Что позволяет религии выполнять эту функцию? По-видимому, парадоксальное сочетание духовного авторитета, основанного на неизменности и преемственности, с удивительной многозначностью и открытостью к интерпретациям. Для всякой религии это ключевая внутренняя дилемма, и ее разрешение состоит в некоем компромиссе, в трудно уловимом равновесии между необходимостью остаться неизменной, и необходимостью меняться. XX век, принесший на Восток глубокие перемены, заставил религию сполна продемонстрировать эту способность к гибкости.

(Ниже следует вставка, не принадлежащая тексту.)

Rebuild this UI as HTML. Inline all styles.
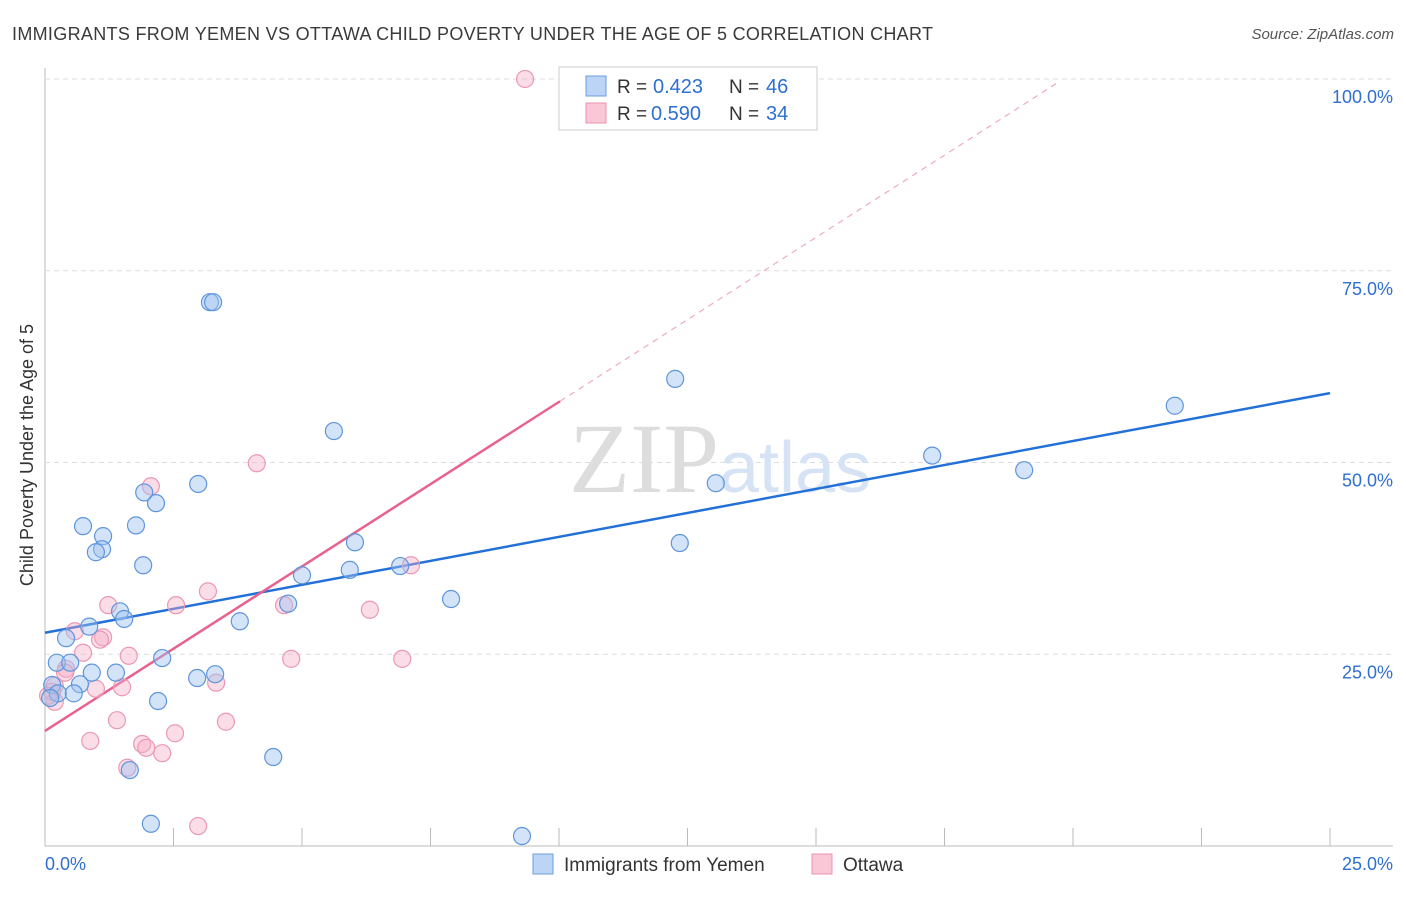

В результате большинство социальных движений и конфликтов на Востоке умещалось в религиозные рамки, оформлялось религиозными идеями и освящалось религиозными символами. Религия, кроме того, часто была той стабилизирующей силой, которая, предлагая единые государственные и моральные символы и идеи, снимала напряжение и обеспечивала относительную плавность исторического движения (например, тайский буддизм или японский императорский синтоизм). Далее, именно реформированная религия освящала и сам процесс складывания в обществах новых групп, делая легитимным их самоутверждение (обоснование новых экономических ролей, высоких «рыночных» доходов, статусное и культурное самоутверждение интеллигенции).